ANALYSE. Sowohl die ÖVP als auch die SPÖ könnten vom Bundespräsidenten lernen, wie man eine Mehrheit gewinnt, die alles andere als selbstverständlich ist.
Der Politikwissenschaftler Laurenz Ennser-Jedenastik sieht in Österreich eine strukturelle Mehrheit rechts der Mitte und meint, dass die ÖVP daher mit ebensolcher Politik 2017 erfolgreich sein konnte; und dass eine Koalition mit Neos und Grünen zumindest in der öffentlichen Kommunikation tabu sein muss für die Sozialdemokratie: „Wer mit ein bisschen Hirn nachdenkt, darf das Ziel der Ampel nicht offen aussprechen. Die SPÖ müsste im Wahlkampf etwas anderes signalisieren, als sie in Wahrheit anstrebt“, sagte Ennser-Jedenastik zum „Standard“.
Natürlich: Eine ÖVP, die versucht, sich in einer gewissen Mitte zu positionieren, ist schon lange nicht mehr erfolgreich gewesen. Und die SPÖ verliert schon sehr lange Wählerinnen und Wähler an die FPÖ, unter anderem wohl, weil sie ihnen zu bestimmten Fragen nicht rechts genug ist. Von daher wäre die Volkspartei dumm, sich nicht um die Rechte zu bemühen – sowie die Sozialdemokratie nachgerade verrückt, eine Ampel und damit eine Mitte-Links-Koalition in Aussicht zu stellen (wobei die Mitte wohl durch die Neos abgedeckt werden würde).
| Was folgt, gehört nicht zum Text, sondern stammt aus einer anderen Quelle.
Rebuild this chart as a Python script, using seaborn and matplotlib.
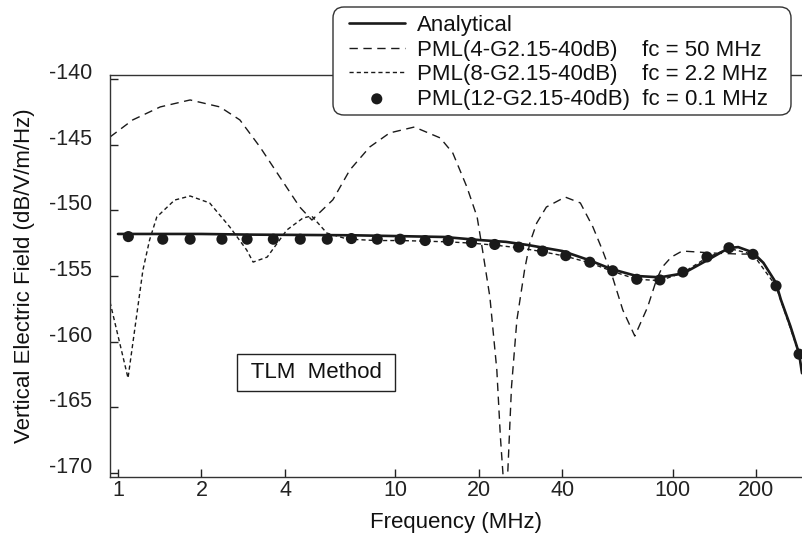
import numpy as np
import pandas as pd
import matplotlib
matplotlib.use("Agg")
import matplotlib.pyplot as plt
import matplotlib.patches as mpatches
import matplotlib.transforms as mtransforms
import seaborn as sns

# values (frequency in MHz, field in dB/V/m/Hz)
freq_analytical = [1.0, 1.5, 2.0, 3.0, 5.0, 7.0, 10, 15, 20, 25, 30, 40, 50, 60, 74, 90,
                   109, 133, 159, 172, 194, 212, 235, 245, 265, 285, 292]
field_analytical = [-151.8, -151.8, -151.8, -151.85, -151.88, -151.9, -151.96, -152.03, -152.26,
                    -152.4, -152.64, -153.1, -153.8, -154.47, -155.0, -155.1, -154.8, -153.8,
                    -152.87, -152.8, -153.2, -154.0, -155.5, -156.8, -158.8, -160.9, -162.4]

freq_pml4 = [0.936, 1.13, 1.42, 1.82, 2.33, 2.75, 3.25, 3.83, 4.52, 5.0, 5.95, 6.85, 8.08, 9.53,
             11.7, 14.5, 16.1, 18.1, 19.7, 20.6, 21.9, 23.2, 23.9, 24.4, 25.0, 25.4, 26.2, 27.4,
             29.2, 30.5, 32.3, 35.0, 40.9, 46.4, 51.5, 55.7, 60.6, 66.0, 72.9, 81.1, 87.2, 91.6,
             98.7, 108, 124, 138, 174, 192, 212, 235, 245, 265, 285, 292]
field_pml4 = [-144.42, -143.12, -142.13, -141.6, -142.13, -143.12, -145.18, -147.46, -149.75,
              -150.74, -149.2, -146.93, -145.18, -144.11, -143.66, -144.49, -145.64, -148.23,
              -150.51, -153.02, -156.6, -162.16, -167.27, -170.0, -176.0, -170.0, -163.46,
              -158.35, -154.55, -152.49, -150.97, -149.75, -148.99, -149.44, -151.27, -153.02,
              -155.08, -157.59, -159.57, -157.36, -155.31, -154.32, -153.56, -153.1, -153.18,
              -153.25, -153.33, -153.33, -154.0, -155.5, -156.8, -158.8, -160.9, -162.4]

freq_pml8 = [0.936, 1.087, 1.23, 1.30, 1.38, 1.60, 1.82, 2.14, 2.53, 2.91, 3.07, 3.45, 4.06,
             4.64, 4.99, 5.66, 6.71, 8.5, 10.4, 12.8, 15.5, 18.8, 22.8, 27.8, 33.9, 41.1, 50.2,
             60.7, 74.1, 89.8, 108.7, 132.7, 159.3, 194.4, 235, 285, 292]
field_pml8 = [-156.98, -162.77, -154.55, -152.26, -150.51, -149.22, -148.91, -149.44, -151.27,
              -153.02, -153.94, -153.56, -151.5, -150.59, -150.43, -151.73, -152.19, -152.3,
              -152.3, -152.35, -152.4, -152.5, -152.65, -152.85, -153.15, -153.5, -154.0,
              -154.65, -155.25, -155.35, -154.75, -153.6, -152.9, -153.35, -155.75, -160.9, -162.4]

freq_pml12 = [1.09, 1.45, 1.82, 2.37, 2.92, 3.63, 4.54, 5.68, 6.94, 8.6, 10.4, 12.8, 15.5, 18.8,
              22.8, 27.8, 33.9, 41.1, 50.2, 60.7, 74.1, 89.8, 108.7, 132.7, 159.3, 194.4, 235.4, 285]
field_pml12 = [-152.0, -152.2, -152.2, -152.2, -152.2, -152.2, -152.2, -152.2, -152.15, -152.2,
               -152.2, -152.3, -152.3, -152.45, -152.6, -152.8, -153.1, -153.45, -153.95, -154.6,
               -155.25, -155.3, -154.7, -153.55, -152.85, -153.35, -155.75, -160.95]

x_ticks = [1, 2, 4, 10, 20, 40, 100, 200]
y_ticks = [-170, -165, -160, -155, -150, -145, -140]

labels = ["Analytical",
          "PML(4-G2.15-40dB)    fc = 50 MHz",
          "PML(8-G2.15-40dB)    fc = 2.2 MHz",
          "PML(12-G2.15-40dB)  fc = 0.1 MHz"]

sns.set_style("ticks")
plt.rcParams["font.family"] = ["Liberation Sans", "DejaVu Sans"]

ink = "#1a1a1a"
fig = plt.figure(figsize=(8.02, 5.40), dpi=100)
ax = fig.add_axes([110 / 802, 63 / 540, 692 / 802, 402 / 540])

sns.lineplot(x=freq_analytical, y=field_analytical, ax=ax, color=ink, lw=1.9,
             sort=False, estimator=None, label=labels[0])
sns.lineplot(x=freq_pml4, y=field_pml4, ax=ax, color=ink, lw=1.0,
             linestyle=(0, (6, 4)), sort=False, estimator=None, label=labels[1])
sns.lineplot(x=freq_pml8, y=field_pml8, ax=ax, color=ink, lw=1.0,
             linestyle=(0, (3, 2.2)), sort=False, estimator=None, label=labels[2])
sns.scatterplot(x=freq_pml12, y=field_pml12, ax=ax, color=ink, s=64,
                edgecolor="none", zorder=5, label=labels[3])

ax.set_xscale("log")
ax.set_xlim(0.936, 292)
ax.set_ylim(-170.3, -139.7)
ax.set_xticks(x_ticks)
ax.set_xticklabels([str(t) for t in x_ticks])
ax.xaxis.set_minor_locator(matplotlib.ticker.NullLocator())
ax.set_yticks(y_ticks)
ax.set_yticklabels([str(t) for t in y_ticks])
for lbl in ax.get_yticklabels():
    lbl.set_verticalalignment("baseline")

ax.tick_params(axis="x", direction="in", length=6, width=1, pad=2, labelsize=15.5, colors="#222")
ax.tick_params(axis="y", direction="in", length=6, width=1, pad=13, labelsize=15.5, colors="#222")
for side in ["left", "bottom", "top"]:
    ax.spines[side].set_color("#333")
    ax.spines[side].set_linewidth(1.0)
ax.spines["right"].set_visible(False)

ax.set_xlabel("Frequency (MHz)", fontsize=16, color="#111", labelpad=8)
ax.set_ylabel("Vertical Electric Field (dB/V/m/Hz)", fontsize=16, color="#111", labelpad=10)

ax.text(0.298, 0.26, " TLM  Method ", transform=ax.transAxes, ha="center", va="center",
        fontsize=16, color="#111",
        bbox=dict(boxstyle="square,pad=0.35", facecolor="white", edgecolor="#222", lw=1.0))

# legend: rounded box drawn in pixels, entries as a figure legend on top of it
handles, labs = ax.get_legend_handles_labels()
if ax.get_legend() is not None:
    ax.get_legend().remove()

box = mpatches.FancyBboxPatch((333, 540 - 115), 458, 108,
                              boxstyle="round,pad=0,rounding_size=11",
                              transform=mtransforms.IdentityTransform(),
                              facecolor="white", edgecolor="#333", lw=1.0, zorder=3)
fig.add_artist(box)

leg = fig.legend(handles, labs, loc="upper left", bbox_to_anchor=(349 / 802, 1 - 15 / 540),
                 fontsize=16, frameon=False, borderpad=0, labelspacing=0.16,
                 handlelength=2.5, handletextpad=0.55, borderaxespad=0)
leg.set_zorder(4)
for t in leg.get_texts():
    t.set_color("#111")

fig.savefig("out.png", dpi=100)
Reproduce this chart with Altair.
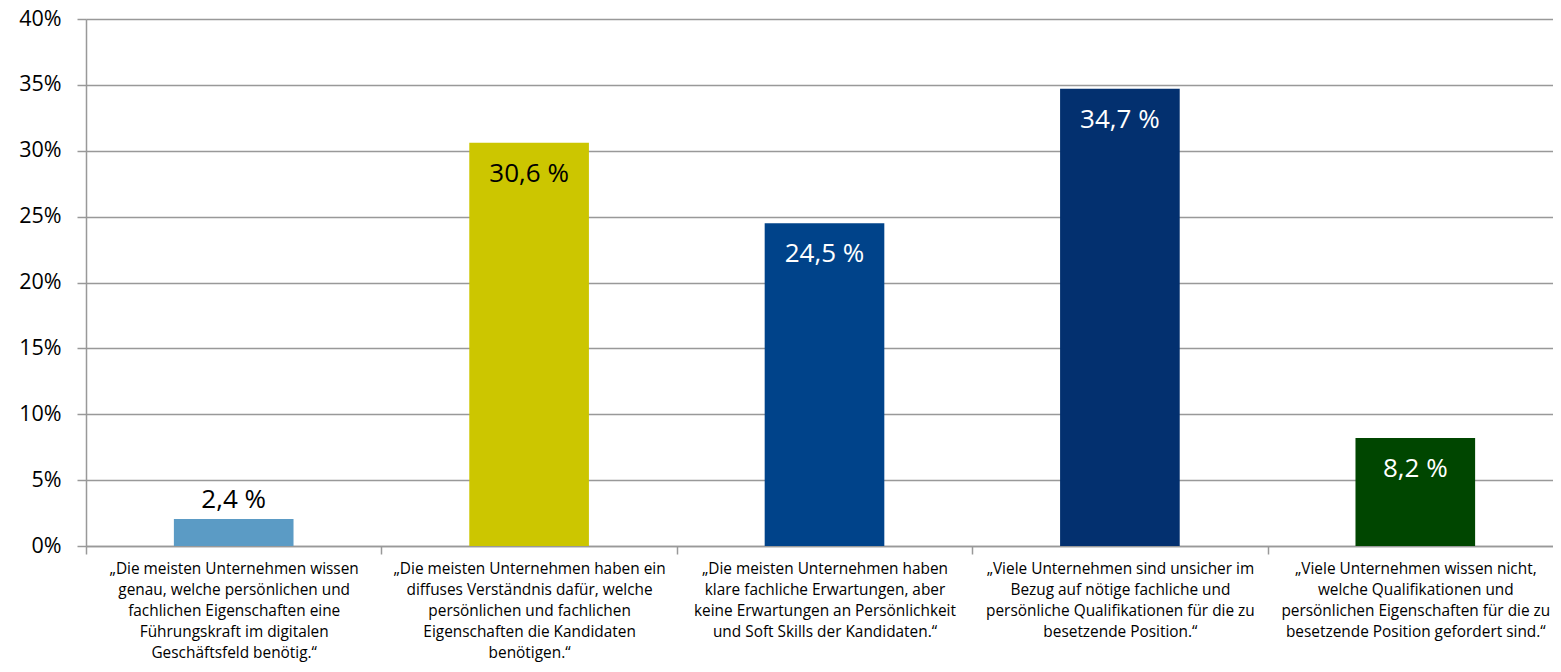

All das ist jedoch zu billig. Frei nach diesen „Gesetzen“ wäre Bruno Kreisky kaum Bundeskanzler und – mehr noch – Alexander Van der Bellen nie Bundespräsident geworden. Kreisky ist das mit der Mehrheit rechts der Mitte auch bewusst gewesen. Genau deshalb hat er sich jedoch um Teile davon bemüht, indem er Kritiker einlud, ein Stück des Weges mitzugehen und indem er auf die katholische Kirche zuging. Das waren Signale an Konservative.
Van der Bellen war 2016 als Präsidentschaftskandidat zunächst chancenlos von der Papierform her. Er als ehemaliger Grünen-Chef! Wie nun auch im jüngsten Wahlkampf hat er, der von nicht wenigen als Linker bezeichnet wird, jedoch eine breite Mitte umworben. Durch die Hervorkehrung seines ländlichen Kaunertal-Bezugs und mehr noch durch die Besetzung eines ungewohnten Heimatbegriffes, der vereinfacht ausgedrückt sowohl für Verwurzelung als auch für Weltoffenheit steht.
Das waren subtile Botschaften, die ganz offensichtlich ankamen – und die der ÖVP genauso ein Vorbild sein könnten wie der SPÖ: Man muss nicht dumpfe Rechte kopieren, um bei einer strukturellen Mehrheit rechts der Mitte bei Wahlen erfolgreich sein zu können. Man kann auch mit neuen Framings sehr erfolgreich sein.
Gerade bei all den multiplen Krisen würden sich große Chancen dafür anbieten: Es gibt nicht nur das Migrationsthema, das eher Rechten in die Hände spielt. Es gibt soziale Herausforderungen, bei denen Sozialdemokraten punkten könn(t)en oder wirtschaftliche, bei denen es der ÖVP gelingen könnte, sofern sie im Korruptionssumpf nicht untergeht.